Supplied information =>
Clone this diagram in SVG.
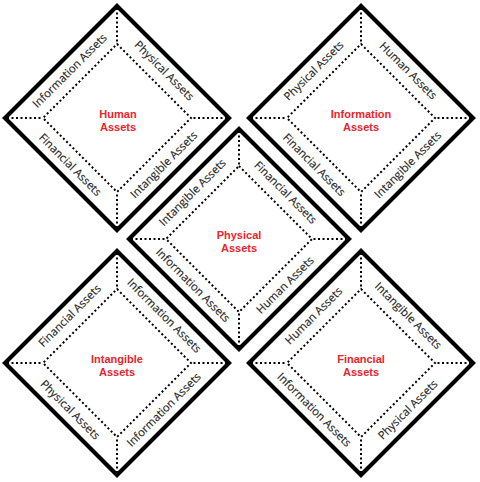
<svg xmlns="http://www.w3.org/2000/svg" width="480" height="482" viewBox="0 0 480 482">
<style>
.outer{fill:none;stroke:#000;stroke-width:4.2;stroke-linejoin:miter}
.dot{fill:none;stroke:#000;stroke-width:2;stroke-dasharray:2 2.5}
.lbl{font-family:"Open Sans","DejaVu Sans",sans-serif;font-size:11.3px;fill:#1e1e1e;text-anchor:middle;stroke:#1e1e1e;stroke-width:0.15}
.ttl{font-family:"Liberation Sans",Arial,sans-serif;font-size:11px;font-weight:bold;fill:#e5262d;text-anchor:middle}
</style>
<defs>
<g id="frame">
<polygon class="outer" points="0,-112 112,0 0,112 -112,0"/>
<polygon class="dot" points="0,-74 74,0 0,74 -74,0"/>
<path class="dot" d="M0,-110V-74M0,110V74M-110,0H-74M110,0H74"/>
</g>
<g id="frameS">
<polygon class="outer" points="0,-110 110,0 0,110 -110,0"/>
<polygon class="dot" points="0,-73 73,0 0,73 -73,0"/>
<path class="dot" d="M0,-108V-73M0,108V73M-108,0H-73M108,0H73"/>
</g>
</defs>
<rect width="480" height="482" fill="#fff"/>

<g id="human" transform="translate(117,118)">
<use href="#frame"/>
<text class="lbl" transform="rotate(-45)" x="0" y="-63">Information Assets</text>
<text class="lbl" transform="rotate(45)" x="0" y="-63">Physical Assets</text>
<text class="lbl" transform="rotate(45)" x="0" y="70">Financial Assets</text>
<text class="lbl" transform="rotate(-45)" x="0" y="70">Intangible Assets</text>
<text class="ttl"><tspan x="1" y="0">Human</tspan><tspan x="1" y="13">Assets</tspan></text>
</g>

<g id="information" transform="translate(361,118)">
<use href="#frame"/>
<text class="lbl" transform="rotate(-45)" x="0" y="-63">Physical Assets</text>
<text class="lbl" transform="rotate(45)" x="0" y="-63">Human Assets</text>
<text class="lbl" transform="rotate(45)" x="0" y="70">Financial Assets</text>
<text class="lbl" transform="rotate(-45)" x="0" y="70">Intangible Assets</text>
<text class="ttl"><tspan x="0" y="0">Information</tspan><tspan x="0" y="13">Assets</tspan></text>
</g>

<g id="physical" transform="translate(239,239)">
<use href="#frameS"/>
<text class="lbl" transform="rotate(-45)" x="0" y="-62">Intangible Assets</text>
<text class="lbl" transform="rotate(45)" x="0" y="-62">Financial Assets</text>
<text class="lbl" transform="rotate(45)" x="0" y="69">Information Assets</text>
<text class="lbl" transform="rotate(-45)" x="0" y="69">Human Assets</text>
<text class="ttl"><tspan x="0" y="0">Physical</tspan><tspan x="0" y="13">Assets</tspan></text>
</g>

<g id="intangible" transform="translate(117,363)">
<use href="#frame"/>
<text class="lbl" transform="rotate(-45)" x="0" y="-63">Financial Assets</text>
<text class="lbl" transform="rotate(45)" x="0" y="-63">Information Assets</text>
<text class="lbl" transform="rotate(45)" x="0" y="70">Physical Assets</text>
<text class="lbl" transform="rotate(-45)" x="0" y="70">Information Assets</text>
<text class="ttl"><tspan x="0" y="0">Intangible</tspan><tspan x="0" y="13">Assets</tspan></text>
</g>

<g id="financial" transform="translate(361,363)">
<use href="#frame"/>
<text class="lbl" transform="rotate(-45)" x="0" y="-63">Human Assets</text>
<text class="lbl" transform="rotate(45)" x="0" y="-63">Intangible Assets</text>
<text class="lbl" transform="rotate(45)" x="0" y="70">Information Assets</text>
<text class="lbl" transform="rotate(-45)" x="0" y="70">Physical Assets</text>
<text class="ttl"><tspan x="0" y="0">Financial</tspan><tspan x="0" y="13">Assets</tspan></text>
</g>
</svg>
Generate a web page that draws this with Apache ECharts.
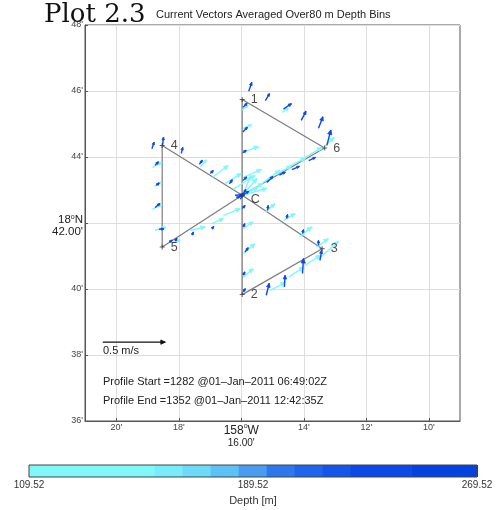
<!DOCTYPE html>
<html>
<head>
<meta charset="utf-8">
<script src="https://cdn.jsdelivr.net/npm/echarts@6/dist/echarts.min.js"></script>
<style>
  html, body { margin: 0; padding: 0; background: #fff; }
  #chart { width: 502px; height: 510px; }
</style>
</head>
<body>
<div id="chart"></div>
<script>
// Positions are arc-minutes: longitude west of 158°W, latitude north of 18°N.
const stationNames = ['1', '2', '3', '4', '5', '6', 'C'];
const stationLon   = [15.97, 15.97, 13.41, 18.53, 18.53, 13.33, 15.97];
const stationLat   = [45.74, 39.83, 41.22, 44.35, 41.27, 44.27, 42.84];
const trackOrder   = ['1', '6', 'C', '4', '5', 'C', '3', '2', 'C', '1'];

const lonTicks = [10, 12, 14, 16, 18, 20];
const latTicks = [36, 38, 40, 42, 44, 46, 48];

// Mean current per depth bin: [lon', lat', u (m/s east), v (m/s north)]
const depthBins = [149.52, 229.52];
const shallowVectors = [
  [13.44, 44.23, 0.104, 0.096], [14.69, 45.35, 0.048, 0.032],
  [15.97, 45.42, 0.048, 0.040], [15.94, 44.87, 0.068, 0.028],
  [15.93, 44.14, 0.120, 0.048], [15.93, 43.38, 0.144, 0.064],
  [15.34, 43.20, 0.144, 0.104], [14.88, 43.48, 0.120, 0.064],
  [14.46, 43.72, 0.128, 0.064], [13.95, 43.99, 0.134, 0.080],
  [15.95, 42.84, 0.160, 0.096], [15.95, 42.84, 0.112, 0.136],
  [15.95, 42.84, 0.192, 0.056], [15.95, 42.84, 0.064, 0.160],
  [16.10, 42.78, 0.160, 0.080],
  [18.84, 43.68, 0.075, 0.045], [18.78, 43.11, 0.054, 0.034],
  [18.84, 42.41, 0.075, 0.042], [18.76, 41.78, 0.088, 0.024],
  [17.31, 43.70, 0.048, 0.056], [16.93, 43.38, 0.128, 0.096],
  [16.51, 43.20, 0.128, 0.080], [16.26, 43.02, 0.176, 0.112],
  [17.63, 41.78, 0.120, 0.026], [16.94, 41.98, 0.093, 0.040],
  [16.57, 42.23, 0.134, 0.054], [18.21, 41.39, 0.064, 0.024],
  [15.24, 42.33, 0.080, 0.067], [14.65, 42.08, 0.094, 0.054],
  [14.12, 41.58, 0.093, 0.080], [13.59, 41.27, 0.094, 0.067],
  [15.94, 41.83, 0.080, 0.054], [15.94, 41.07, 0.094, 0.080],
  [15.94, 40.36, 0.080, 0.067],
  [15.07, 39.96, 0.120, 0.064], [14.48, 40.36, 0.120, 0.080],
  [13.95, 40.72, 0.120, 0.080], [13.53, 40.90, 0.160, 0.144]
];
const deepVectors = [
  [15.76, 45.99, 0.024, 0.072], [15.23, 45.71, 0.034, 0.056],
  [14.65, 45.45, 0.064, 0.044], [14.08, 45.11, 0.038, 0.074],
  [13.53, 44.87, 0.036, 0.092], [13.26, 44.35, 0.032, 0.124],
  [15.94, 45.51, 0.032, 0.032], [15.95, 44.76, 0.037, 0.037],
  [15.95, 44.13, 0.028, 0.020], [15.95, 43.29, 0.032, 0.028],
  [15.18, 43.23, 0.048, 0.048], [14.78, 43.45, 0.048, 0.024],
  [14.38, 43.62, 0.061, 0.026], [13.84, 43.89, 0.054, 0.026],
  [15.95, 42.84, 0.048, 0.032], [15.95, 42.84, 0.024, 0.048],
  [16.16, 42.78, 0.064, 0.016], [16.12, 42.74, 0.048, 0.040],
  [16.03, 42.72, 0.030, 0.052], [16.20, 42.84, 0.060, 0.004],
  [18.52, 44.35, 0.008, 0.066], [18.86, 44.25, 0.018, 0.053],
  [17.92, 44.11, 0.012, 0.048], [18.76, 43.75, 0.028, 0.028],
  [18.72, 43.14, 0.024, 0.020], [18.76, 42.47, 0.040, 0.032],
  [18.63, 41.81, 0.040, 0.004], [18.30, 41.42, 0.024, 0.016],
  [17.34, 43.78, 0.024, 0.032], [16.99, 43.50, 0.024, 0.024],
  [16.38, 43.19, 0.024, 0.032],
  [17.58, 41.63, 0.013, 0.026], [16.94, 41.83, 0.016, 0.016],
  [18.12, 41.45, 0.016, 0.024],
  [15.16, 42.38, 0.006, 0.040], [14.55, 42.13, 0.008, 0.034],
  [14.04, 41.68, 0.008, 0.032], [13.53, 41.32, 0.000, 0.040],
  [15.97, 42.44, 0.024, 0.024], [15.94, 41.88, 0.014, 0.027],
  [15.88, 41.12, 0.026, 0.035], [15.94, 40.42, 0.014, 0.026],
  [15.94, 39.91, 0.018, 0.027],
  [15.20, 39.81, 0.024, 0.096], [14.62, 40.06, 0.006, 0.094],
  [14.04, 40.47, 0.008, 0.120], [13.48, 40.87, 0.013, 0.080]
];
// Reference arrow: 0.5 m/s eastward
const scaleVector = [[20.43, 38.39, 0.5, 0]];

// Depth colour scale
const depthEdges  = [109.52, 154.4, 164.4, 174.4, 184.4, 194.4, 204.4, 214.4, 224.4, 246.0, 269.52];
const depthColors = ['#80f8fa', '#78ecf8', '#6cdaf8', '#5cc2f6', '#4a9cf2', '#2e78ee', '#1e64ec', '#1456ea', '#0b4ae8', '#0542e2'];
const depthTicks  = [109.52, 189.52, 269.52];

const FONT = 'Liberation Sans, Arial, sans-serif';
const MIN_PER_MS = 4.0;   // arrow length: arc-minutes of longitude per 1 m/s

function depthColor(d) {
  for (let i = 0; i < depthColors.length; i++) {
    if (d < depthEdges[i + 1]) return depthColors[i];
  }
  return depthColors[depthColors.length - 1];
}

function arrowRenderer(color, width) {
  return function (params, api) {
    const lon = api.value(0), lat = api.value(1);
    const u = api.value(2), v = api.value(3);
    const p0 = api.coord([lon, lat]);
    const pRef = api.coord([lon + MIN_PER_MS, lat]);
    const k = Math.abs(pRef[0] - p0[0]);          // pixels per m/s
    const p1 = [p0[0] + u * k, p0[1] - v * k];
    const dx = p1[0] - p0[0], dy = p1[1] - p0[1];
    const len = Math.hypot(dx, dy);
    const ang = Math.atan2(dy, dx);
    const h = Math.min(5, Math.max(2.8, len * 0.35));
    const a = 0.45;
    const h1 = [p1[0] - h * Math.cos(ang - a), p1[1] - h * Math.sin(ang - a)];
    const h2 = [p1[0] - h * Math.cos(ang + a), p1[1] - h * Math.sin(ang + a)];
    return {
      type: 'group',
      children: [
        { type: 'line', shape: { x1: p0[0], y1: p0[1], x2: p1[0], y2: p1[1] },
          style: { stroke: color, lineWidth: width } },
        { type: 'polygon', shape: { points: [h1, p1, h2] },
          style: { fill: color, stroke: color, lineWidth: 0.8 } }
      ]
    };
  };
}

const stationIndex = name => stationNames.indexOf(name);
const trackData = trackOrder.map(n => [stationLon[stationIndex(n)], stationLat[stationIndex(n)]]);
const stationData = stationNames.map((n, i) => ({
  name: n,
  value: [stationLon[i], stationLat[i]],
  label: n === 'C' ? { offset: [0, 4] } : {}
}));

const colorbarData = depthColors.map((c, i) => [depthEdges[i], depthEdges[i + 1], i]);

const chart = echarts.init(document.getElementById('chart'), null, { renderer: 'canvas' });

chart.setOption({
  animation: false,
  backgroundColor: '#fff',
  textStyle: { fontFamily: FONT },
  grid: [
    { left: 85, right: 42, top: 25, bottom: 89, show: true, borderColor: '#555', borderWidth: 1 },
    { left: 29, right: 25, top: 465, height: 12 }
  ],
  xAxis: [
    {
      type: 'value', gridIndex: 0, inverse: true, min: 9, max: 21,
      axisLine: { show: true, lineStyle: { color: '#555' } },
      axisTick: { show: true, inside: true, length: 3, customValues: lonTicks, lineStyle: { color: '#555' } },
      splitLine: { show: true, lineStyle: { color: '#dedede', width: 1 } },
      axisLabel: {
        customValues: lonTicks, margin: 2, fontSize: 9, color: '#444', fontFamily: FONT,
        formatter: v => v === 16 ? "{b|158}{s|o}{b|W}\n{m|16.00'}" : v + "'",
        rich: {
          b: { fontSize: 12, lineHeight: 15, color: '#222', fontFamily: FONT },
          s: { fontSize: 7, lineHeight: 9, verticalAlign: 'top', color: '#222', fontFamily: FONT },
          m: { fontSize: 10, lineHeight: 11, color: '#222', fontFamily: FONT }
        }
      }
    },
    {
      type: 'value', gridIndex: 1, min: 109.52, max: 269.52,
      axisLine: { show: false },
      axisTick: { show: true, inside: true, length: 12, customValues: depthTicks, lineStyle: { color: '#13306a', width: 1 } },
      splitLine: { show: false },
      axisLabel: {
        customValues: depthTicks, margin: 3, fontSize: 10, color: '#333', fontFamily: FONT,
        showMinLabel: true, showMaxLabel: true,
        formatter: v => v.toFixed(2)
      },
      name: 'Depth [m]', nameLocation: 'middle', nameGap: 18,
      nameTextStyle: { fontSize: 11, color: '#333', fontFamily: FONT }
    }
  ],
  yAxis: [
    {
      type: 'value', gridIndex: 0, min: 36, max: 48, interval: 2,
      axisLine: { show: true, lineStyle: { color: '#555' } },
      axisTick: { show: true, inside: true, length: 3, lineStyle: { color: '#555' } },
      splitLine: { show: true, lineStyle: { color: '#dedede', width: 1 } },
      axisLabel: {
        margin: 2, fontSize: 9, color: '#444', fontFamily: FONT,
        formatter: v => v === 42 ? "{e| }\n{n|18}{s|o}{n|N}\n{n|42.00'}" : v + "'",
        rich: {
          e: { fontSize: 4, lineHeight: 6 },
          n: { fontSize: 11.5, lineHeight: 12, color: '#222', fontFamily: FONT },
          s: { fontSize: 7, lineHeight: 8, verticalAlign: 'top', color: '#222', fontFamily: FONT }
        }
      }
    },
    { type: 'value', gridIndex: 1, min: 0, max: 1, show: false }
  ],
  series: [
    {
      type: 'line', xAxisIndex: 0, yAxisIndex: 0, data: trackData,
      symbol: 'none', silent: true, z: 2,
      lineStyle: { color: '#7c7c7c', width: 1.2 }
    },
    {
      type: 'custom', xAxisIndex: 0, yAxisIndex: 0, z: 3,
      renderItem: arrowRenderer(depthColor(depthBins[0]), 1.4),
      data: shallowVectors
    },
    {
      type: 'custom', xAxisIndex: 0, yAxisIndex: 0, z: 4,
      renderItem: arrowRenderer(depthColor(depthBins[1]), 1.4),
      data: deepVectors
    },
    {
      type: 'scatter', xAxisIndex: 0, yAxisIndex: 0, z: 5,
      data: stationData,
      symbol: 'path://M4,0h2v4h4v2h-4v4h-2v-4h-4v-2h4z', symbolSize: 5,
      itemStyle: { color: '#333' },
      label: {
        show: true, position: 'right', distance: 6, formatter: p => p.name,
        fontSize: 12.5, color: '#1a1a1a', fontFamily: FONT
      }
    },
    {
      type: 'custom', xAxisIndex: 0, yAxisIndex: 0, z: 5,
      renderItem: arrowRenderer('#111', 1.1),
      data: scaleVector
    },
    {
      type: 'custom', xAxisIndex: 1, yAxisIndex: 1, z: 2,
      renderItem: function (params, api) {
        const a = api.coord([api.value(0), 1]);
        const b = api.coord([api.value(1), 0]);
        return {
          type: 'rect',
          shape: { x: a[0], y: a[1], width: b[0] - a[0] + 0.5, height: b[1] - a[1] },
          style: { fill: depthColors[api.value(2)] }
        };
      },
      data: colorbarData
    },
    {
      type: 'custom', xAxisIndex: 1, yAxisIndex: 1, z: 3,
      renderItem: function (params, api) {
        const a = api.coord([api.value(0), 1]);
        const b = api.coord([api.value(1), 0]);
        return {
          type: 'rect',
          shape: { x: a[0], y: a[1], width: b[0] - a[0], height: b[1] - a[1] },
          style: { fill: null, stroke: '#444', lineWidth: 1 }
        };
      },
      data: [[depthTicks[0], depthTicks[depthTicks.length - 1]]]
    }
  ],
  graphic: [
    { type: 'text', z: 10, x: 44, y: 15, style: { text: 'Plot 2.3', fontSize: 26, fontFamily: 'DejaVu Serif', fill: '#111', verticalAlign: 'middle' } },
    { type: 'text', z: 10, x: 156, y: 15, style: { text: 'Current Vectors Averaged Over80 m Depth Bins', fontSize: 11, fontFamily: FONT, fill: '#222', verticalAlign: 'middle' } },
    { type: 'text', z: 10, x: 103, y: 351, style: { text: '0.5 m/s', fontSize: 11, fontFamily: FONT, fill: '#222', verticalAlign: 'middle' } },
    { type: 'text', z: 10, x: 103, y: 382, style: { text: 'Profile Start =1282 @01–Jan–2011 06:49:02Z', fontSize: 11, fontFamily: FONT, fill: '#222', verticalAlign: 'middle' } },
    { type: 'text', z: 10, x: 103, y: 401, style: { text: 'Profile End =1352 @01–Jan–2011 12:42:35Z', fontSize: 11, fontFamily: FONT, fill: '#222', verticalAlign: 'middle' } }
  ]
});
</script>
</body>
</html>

The problem => Scan the listing above and identify each line holding the string "this"; copy every such line.

Result =>
Clone this diagram in SVG.
Generate a web page that draws this with Apache ECharts.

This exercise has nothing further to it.